Challenge: Repeat all the material exactly; pictures stay out of your copy.

──────── Recorded data ────────

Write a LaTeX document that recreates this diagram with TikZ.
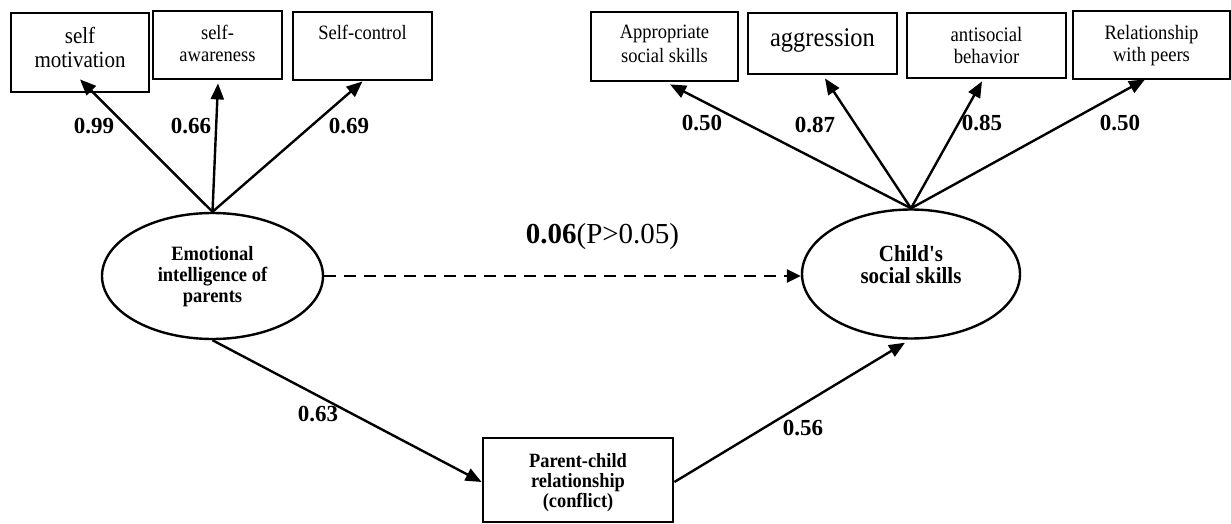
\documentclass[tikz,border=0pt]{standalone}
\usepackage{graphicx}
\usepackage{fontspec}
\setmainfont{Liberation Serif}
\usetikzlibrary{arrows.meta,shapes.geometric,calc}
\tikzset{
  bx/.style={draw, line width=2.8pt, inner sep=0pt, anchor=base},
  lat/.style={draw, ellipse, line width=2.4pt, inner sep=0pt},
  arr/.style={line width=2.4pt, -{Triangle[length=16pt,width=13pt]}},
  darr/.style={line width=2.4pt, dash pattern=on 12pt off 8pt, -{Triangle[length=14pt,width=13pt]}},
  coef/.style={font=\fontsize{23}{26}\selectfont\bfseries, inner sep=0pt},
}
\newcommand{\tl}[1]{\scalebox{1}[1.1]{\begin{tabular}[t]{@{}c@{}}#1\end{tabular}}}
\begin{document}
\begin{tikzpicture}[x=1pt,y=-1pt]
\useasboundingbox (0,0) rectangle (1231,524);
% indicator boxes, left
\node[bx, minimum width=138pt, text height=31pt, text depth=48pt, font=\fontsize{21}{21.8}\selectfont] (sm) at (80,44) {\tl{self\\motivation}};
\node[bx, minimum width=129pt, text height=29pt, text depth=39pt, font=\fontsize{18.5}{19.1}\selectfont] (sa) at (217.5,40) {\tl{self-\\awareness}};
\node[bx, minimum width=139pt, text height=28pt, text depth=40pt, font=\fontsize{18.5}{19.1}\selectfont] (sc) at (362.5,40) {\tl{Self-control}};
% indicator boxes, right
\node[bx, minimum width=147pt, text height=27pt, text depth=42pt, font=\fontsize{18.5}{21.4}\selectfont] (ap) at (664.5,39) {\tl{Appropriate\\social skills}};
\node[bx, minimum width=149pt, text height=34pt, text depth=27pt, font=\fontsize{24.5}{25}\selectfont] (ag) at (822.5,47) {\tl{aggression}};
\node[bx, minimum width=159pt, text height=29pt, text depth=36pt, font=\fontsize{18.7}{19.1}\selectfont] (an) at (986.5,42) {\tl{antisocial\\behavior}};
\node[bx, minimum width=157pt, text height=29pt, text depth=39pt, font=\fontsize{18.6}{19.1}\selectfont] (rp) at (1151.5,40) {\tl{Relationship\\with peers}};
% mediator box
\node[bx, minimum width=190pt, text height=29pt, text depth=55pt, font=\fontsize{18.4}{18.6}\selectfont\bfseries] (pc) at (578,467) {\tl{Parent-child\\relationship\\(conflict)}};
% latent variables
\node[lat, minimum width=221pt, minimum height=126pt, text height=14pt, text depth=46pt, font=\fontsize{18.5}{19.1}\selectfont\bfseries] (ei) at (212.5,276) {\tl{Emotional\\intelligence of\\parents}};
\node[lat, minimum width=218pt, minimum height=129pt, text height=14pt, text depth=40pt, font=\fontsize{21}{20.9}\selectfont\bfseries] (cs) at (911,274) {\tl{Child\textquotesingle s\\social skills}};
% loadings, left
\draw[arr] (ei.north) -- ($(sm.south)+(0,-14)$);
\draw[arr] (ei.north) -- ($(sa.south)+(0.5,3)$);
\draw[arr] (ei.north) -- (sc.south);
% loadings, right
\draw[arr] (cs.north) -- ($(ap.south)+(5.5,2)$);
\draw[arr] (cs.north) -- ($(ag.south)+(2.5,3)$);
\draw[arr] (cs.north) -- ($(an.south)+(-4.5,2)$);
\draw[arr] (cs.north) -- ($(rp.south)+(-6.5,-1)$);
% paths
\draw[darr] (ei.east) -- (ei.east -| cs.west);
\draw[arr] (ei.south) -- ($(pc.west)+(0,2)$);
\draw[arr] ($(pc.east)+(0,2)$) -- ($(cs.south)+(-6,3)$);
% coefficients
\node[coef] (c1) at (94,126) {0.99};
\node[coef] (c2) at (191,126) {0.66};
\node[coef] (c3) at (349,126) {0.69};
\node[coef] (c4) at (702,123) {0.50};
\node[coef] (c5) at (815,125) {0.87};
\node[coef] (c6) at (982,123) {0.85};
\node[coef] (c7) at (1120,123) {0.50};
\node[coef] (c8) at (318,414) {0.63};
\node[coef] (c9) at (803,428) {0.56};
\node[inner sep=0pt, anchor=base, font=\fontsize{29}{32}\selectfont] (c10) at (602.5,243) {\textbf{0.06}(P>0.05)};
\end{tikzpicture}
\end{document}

────────

Task answer:
Write a LaTeX document that recreates this diagram with TikZ.
\documentclass[tikz,border=0pt]{standalone}
\usepackage{graphicx}
\usepackage{fontspec}
\setmainfont{Liberation Serif}
\usetikzlibrary{arrows.meta,shapes.geometric,calc}
\tikzset{
  bx/.style={draw, line width=2.8pt, inner sep=0pt, anchor=base},
  lat/.style={draw, ellipse, line width=2.4pt, inner sep=0pt},
  arr/.style={line width=2.4pt, -{Triangle[length=16pt,width=13pt]}},
  darr/.style={line width=2.4pt, dash pattern=on 12pt off 8pt, -{Triangle[length=14pt,width=13pt]}},
  coef/.style={font=\fontsize{23}{26}\selectfont\bfseries, inner sep=0pt},
}
\newcommand{\tl}[1]{\scalebox{1}[1.1]{\begin{tabular}[t]{@{}c@{}}#1\end{tabular}}}
\begin{document}
\begin{tikzpicture}[x=1pt,y=-1pt]
\useasboundingbox (0,0) rectangle (1231,524);
% indicator boxes, left
\node[bx, minimum width=138pt, text height=31pt, text depth=48pt, font=\fontsize{21}{21.8}\selectfont] (sm) at (80,44) {\tl{self\\motivation}};
\node[bx, minimum width=129pt, text height=29pt, text depth=39pt, font=\fontsize{18.5}{19.1}\selectfont] (sa) at (217.5,40) {\tl{self-\\awareness}};
\node[bx, minimum width=139pt, text height=28pt, text depth=40pt, font=\fontsize{18.5}{19.1}\selectfont] (sc) at (362.5,40) {\tl{Self-control}};
% indicator boxes, right
\node[bx, minimum width=147pt, text height=27pt, text depth=42pt, font=\fontsize{18.5}{21.4}\selectfont] (ap) at (664.5,39) {\tl{Appropriate\\social skills}};
\node[bx, minimum width=149pt, text height=34pt, text depth=27pt, font=\fontsize{24.5}{25}\selectfont] (ag) at (822.5,47) {\tl{aggression}};
\node[bx, minimum width=159pt, text height=29pt, text depth=36pt, font=\fontsize{18.7}{19.1}\selectfont] (an) at (986.5,42) {\tl{antisocial\\behavior}};
\node[bx, minimum width=157pt, text height=29pt, text depth=39pt, font=\fontsize{18.6}{19.1}\selectfont] (rp) at (1151.5,40) {\tl{Relationship\\with peers}};
% mediator box
\node[bx, minimum width=190pt, text height=29pt, text depth=55pt, font=\fontsize{18.4}{18.6}\selectfont\bfseries] (pc) at (578,467) {\tl{Parent-child\\relationship\\(conflict)}};
% latent variables
\node[lat, minimum width=221pt, minimum height=126pt, text height=14pt, text depth=46pt, font=\fontsize{18.5}{19.1}\selectfont\bfseries] (ei) at (212.5,276) {\tl{Emotional\\intelligence of\\parents}};
\node[lat, minimum width=218pt, minimum height=129pt, text height=14pt, text depth=40pt, font=\fontsize{21}{20.9}\selectfont\bfseries] (cs) at (911,274) {\tl{Child\textquotesingle s\\social skills}};
% loadings, left
\draw[arr] (ei.north) -- ($(sm.south)+(0,-14)$);
\draw[arr] (ei.north) -- ($(sa.south)+(0.5,3)$);
\draw[arr] (ei.north) -- (sc.south);
% loadings, right
\draw[arr] (cs.north) -- ($(ap.south)+(5.5,2)$);
\draw[arr] (cs.north) -- ($(ag.south)+(2.5,3)$);
\draw[arr] (cs.north) -- ($(an.south)+(-4.5,2)$);
\draw[arr] (cs.north) -- ($(rp.south)+(-6.5,-1)$);
% paths
\draw[darr] (ei.east) -- (ei.east -| cs.west);
\draw[arr] (ei.south) -- ($(pc.west)+(0,2)$);
\draw[arr] ($(pc.east)+(0,2)$) -- ($(cs.south)+(-6,3)$);
% coefficients
\node[coef] (c1) at (94,126) {0.99};
\node[coef] (c2) at (191,126) {0.66};
\node[coef] (c3) at (349,126) {0.69};
\node[coef] (c4) at (702,123) {0.50};
\node[coef] (c5) at (815,125) {0.87};
\node[coef] (c6) at (982,123) {0.85};
\node[coef] (c7) at (1120,123) {0.50};
\node[coef] (c8) at (318,414) {0.63};
\node[coef] (c9) at (803,428) {0.56};
\node[inner sep=0pt, anchor=base, font=\fontsize{29}{32}\selectfont] (c10) at (602.5,243) {\textbf{0.06}(P>0.05)};
\end{tikzpicture}
\end{document}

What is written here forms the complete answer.